Records with drawing code |
## Start

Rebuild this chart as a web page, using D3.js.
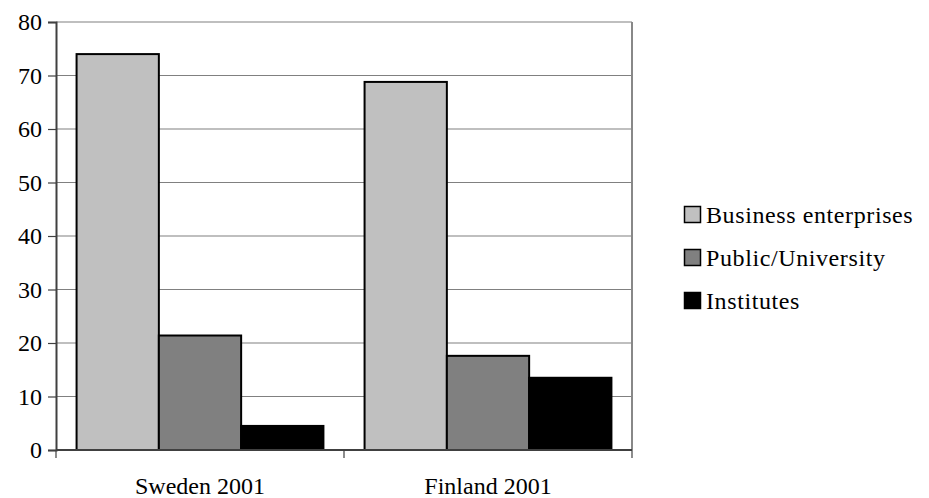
<!DOCTYPE html>
<html>
<head>
<meta charset="utf-8">
<script src="https://cdn.jsdelivr.net/npm/d3@7"></script>
</head>
<body style="margin:0; font-family:'Liberation Serif'">
<svg id="chart" width="929" height="498" style="display:block; font-family:'Liberation Serif'"></svg>
<script>
// R&D expenditure share by sector
const categories = ["Sweden 2001", "Finland 2001"];
const seriesNames = ["Business enterprises", "Public/University", "Institutes"];
const business = [74.0, 68.8];
const publicUniv = [21.4, 17.6];
const institutes = [4.5, 13.5];
const yTicks = [0, 10, 20, 30, 40, 50, 60, 70, 80];
const colors = ["#c0c0c0", "#808080", "#000000"];

const values = [business, publicUniv, institutes];
const FONT = "Liberation Serif";

const svg = d3.select("#chart");
const plot = { left: 56, right: 632, top: 22, bottom: 450 };

const x0 = d3.scaleBand().domain(categories).range([plot.left, plot.right]).paddingInner(0).paddingOuter(0);
const x1 = d3.scaleBand().domain(seriesNames).range([0, x0.bandwidth()]).paddingInner(0).paddingOuter(0.25);
const y = d3.scaleLinear().domain([0, 80]).range([plot.bottom, plot.top]);

// gridlines
svg.append("g").selectAll("line").data(yTicks.filter(d => d > 0)).join("line")
  .attr("x1", plot.left).attr("x2", plot.right)
  .attr("y1", d => y(d)).attr("y2", d => y(d))
  .attr("stroke", "#808080").attr("stroke-width", 1.2);

// right frame edge
svg.append("line")
  .attr("x1", plot.right).attr("x2", plot.right)
  .attr("y1", plot.top).attr("y2", plot.bottom)
  .attr("stroke", "#888").attr("stroke-width", 2);

// bars
const groups = svg.append("g").selectAll("g").data(categories).join("g")
  .attr("transform", d => `translate(${x0(d)},0)`);
groups.selectAll("rect").data((c, ci) => seriesNames.map((s, si) => ({ s, si, v: values[si][ci] })))
  .join("rect")
  .attr("x", d => x1(d.s))
  .attr("width", x1.bandwidth())
  .attr("y", d => y(d.v))
  .attr("height", d => y(0) - y(d.v))
  .attr("fill", d => colors[d.si])
  .attr("stroke", "#000").attr("stroke-width", 2);

// y axis
const yAxis = d3.axisLeft(y).tickValues(yTicks).tickSize(8).tickPadding(6).tickFormat(d3.format("d"));
const gy = svg.append("g").attr("transform", `translate(${plot.left},0)`).call(yAxis)
  .attr("font-family", FONT).attr("font-size", 24);
gy.select(".domain").attr("stroke", "#404040").attr("stroke-width", 2);
gy.selectAll(".tick line").attr("stroke", "#404040").attr("stroke-width", 1.2);
gy.selectAll(".tick text").attr("font-family", FONT).attr("font-size", 24).attr("fill", "#000");

// x axis
const xAxis = d3.axisBottom(x0).tickSize(0).tickPadding(27);
const gx = svg.append("g").attr("transform", `translate(0,${plot.bottom})`).call(xAxis)
  .attr("font-family", FONT).attr("font-size", 24);
gx.select(".domain").remove();
gx.selectAll(".tick text").attr("font-family", FONT).attr("font-size", 24).attr("fill", "#000");
svg.append("line").attr("x1", plot.left).attr("x2", plot.right)
  .attr("y1", plot.bottom).attr("y2", plot.bottom)
  .attr("stroke", "#404040").attr("stroke-width", 2);
// category separators on the base line
const sepX = [plot.left, plot.left + x0.bandwidth(), plot.right];
svg.append("g").selectAll("line").data(sepX).join("line")
  .attr("x1", d => d).attr("x2", d => d)
  .attr("y1", plot.bottom).attr("y2", plot.bottom + 8)
  .attr("stroke", "#404040").attr("stroke-width", 1.2);

// legend
const legend = svg.append("g").attr("transform", "translate(684,206)")
  .attr("font-family", FONT).attr("font-size", 24);
const item = legend.selectAll("g").data(seriesNames).join("g")
  .attr("transform", (d, i) => `translate(0,${i * 43})`);
item.append("rect").attr("x", 0.5).attr("y", 0.5).attr("width", 16).attr("height", 16)
  .attr("fill", (d, i) => colors[i]).attr("stroke", "#000").attr("stroke-width", 1.5);
item.append("text").attr("x", 22).attr("y", 17)
  .attr("font-family", FONT).attr("font-size", 24).attr("letter-spacing", 0.6)
  .attr("fill", "#000")
  .text(d => d);
</script>
</body>
</html>
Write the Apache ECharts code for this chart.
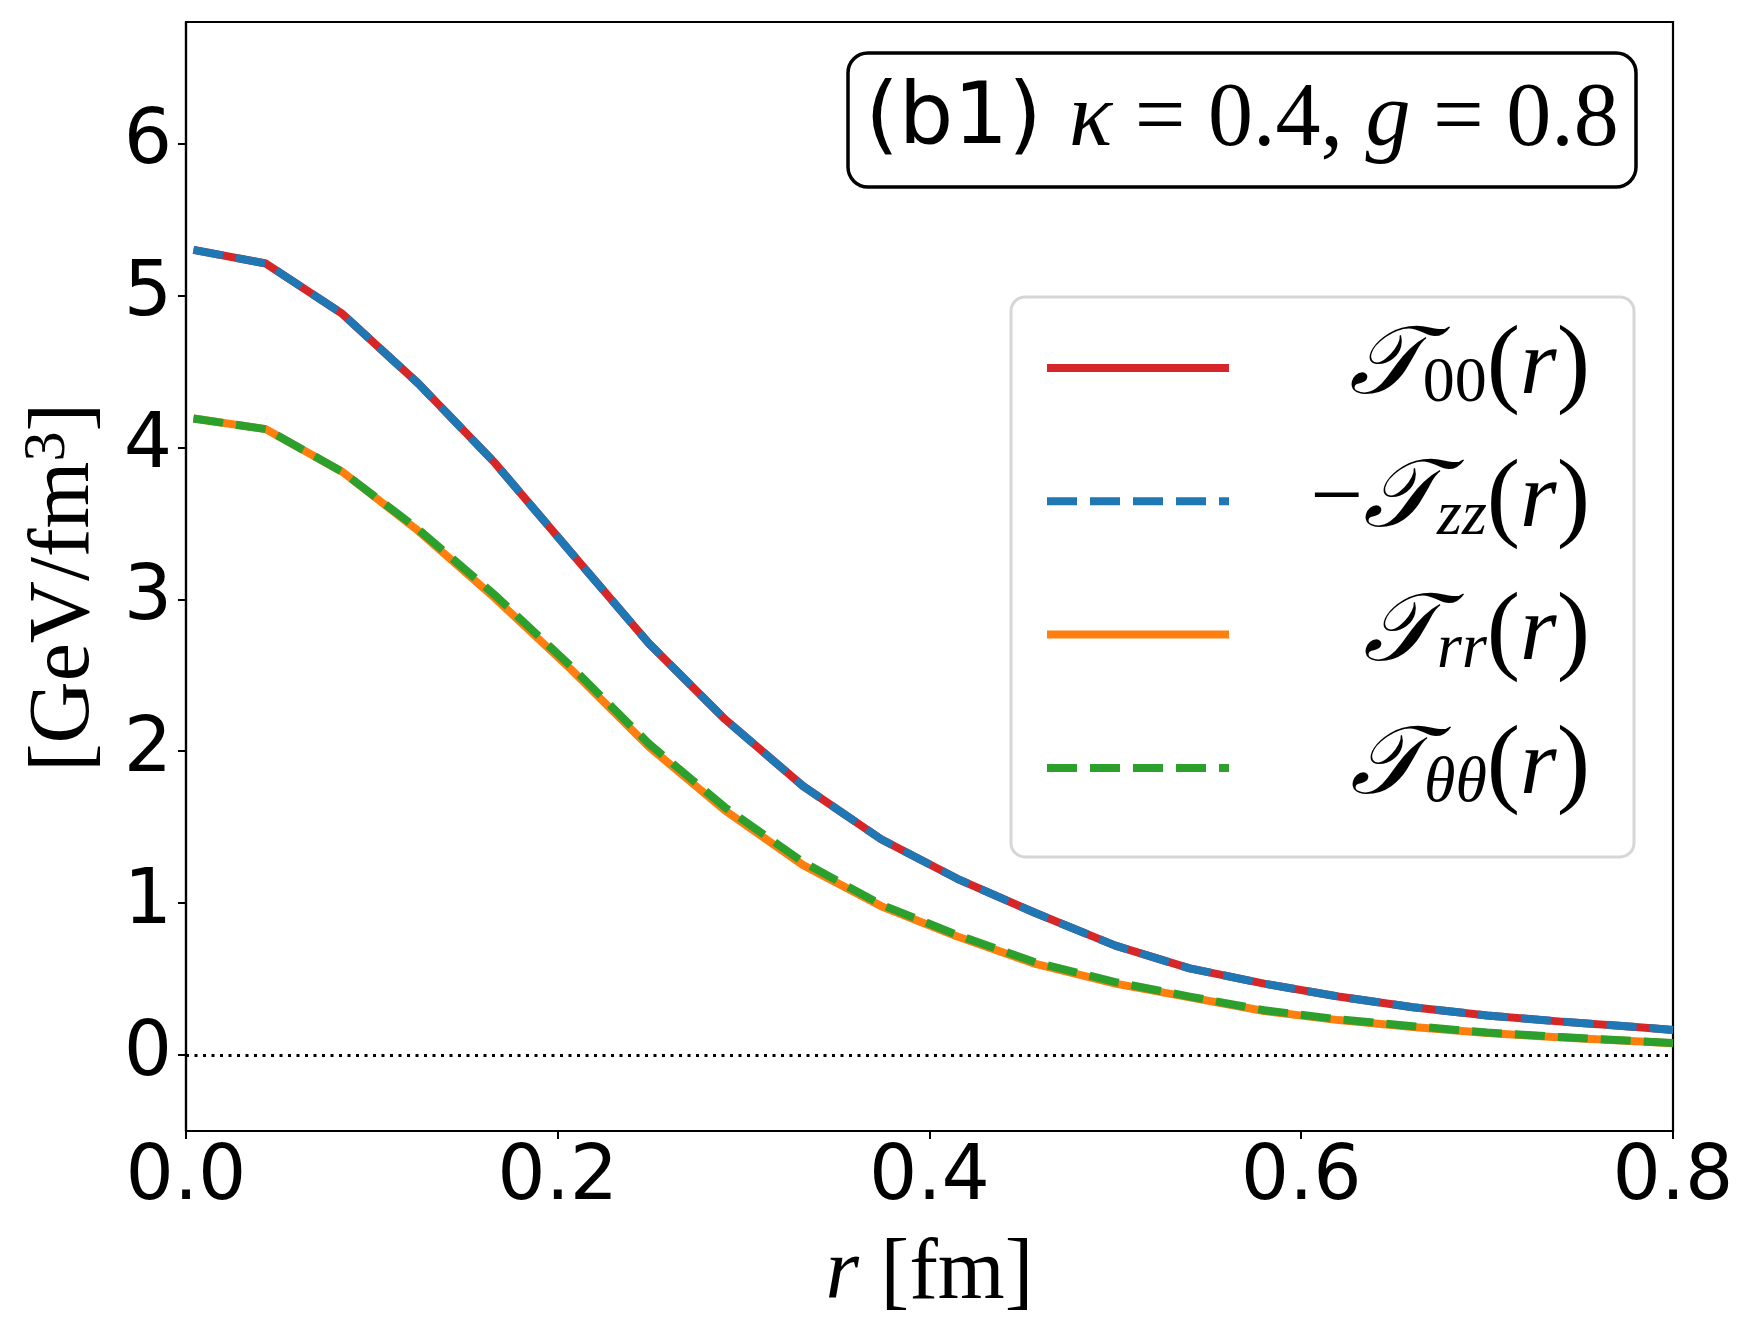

## End

What is required | In your copy, repeat each record exactly and include no pictures.

Reply |
Rebuild this chart as a web page, using D3.js.
<!DOCTYPE html>
<html>
<head>
<meta charset="utf-8">
<script src="https://cdn.jsdelivr.net/npm/d3@7"></script>
</head>
<body style="margin:0; font-family:'Liberation Serif'">
<svg id="chart" width="929" height="498" style="display:block; font-family:'Liberation Serif'"></svg>
<script>
// R&D expenditure share by sector
const categories = ["Sweden 2001", "Finland 2001"];
const seriesNames = ["Business enterprises", "Public/University", "Institutes"];
const business = [74.0, 68.8];
const publicUniv = [21.4, 17.6];
const institutes = [4.5, 13.5];
const yTicks = [0, 10, 20, 30, 40, 50, 60, 70, 80];
const colors = ["#c0c0c0", "#808080", "#000000"];

const values = [business, publicUniv, institutes];
const FONT = "Liberation Serif";

const svg = d3.select("#chart");
const plot = { left: 56, right: 632, top: 22, bottom: 450 };

const x0 = d3.scaleBand().domain(categories).range([plot.left, plot.right]).paddingInner(0).paddingOuter(0);
const x1 = d3.scaleBand().domain(seriesNames).range([0, x0.bandwidth()]).paddingInner(0).paddingOuter(0.25);
const y = d3.scaleLinear().domain([0, 80]).range([plot.bottom, plot.top]);

// gridlines
svg.append("g").selectAll("line").data(yTicks.filter(d => d > 0)).join("line")
  .attr("x1", plot.left).attr("x2", plot.right)
  .attr("y1", d => y(d)).attr("y2", d => y(d))
  .attr("stroke", "#808080").attr("stroke-width", 1.2);

// right frame edge
svg.append("line")
  .attr("x1", plot.right).attr("x2", plot.right)
  .attr("y1", plot.top).attr("y2", plot.bottom)
  .attr("stroke", "#888").attr("stroke-width", 2);

// bars
const groups = svg.append("g").selectAll("g").data(categories).join("g")
  .attr("transform", d => `translate(${x0(d)},0)`);
groups.selectAll("rect").data((c, ci) => seriesNames.map((s, si) => ({ s, si, v: values[si][ci] })))
  .join("rect")
  .attr("x", d => x1(d.s))
  .attr("width", x1.bandwidth())
  .attr("y", d => y(d.v))
  .attr("height", d => y(0) - y(d.v))
  .attr("fill", d => colors[d.si])
  .attr("stroke", "#000").attr("stroke-width", 2);

// y axis
const yAxis = d3.axisLeft(y).tickValues(yTicks).tickSize(8).tickPadding(6).tickFormat(d3.format("d"));
const gy = svg.append("g").attr("transform", `translate(${plot.left},0)`).call(yAxis)
  .attr("font-family", FONT).attr("font-size", 24);
gy.select(".domain").attr("stroke", "#404040").attr("stroke-width", 2);
gy.selectAll(".tick line").attr("stroke", "#404040").attr("stroke-width", 1.2);
gy.selectAll(".tick text").attr("font-family", FONT).attr("font-size", 24).attr("fill", "#000");

// x axis
const xAxis = d3.axisBottom(x0).tickSize(0).tickPadding(27);
const gx = svg.append("g").attr("transform", `translate(0,${plot.bottom})`).call(xAxis)
  .attr("font-family", FONT).attr("font-size", 24);
gx.select(".domain").remove();
gx.selectAll(".tick text").attr("font-family", FONT).attr("font-size", 24).attr("fill", "#000");
svg.append("line").attr("x1", plot.left).attr("x2", plot.right)
  .attr("y1", plot.bottom).attr("y2", plot.bottom)
  .attr("stroke", "#404040").attr("stroke-width", 2);
// category separators on the base line
const sepX = [plot.left, plot.left + x0.bandwidth(), plot.right];
svg.append("g").selectAll("line").data(sepX).join("line")
  .attr("x1", d => d).attr("x2", d => d)
  .attr("y1", plot.bottom).attr("y2", plot.bottom + 8)
  .attr("stroke", "#404040").attr("stroke-width", 1.2);

// legend
const legend = svg.append("g").attr("transform", "translate(684,206)")
  .attr("font-family", FONT).attr("font-size", 24);
const item = legend.selectAll("g").data(seriesNames).join("g")
  .attr("transform", (d, i) => `translate(0,${i * 43})`);
item.append("rect").attr("x", 0.5).attr("y", 0.5).attr("width", 16).attr("height", 16)
  .attr("fill", (d, i) => colors[i]).attr("stroke", "#000").attr("stroke-width", 1.5);
item.append("text").attr("x", 22).attr("y", 17)
  .attr("font-family", FONT).attr("font-size", 24).attr("letter-spacing", 0.6)
  .attr("fill", "#000")
  .text(d => d);
</script>
</body>
</html>
Write the Apache ECharts code for this chart.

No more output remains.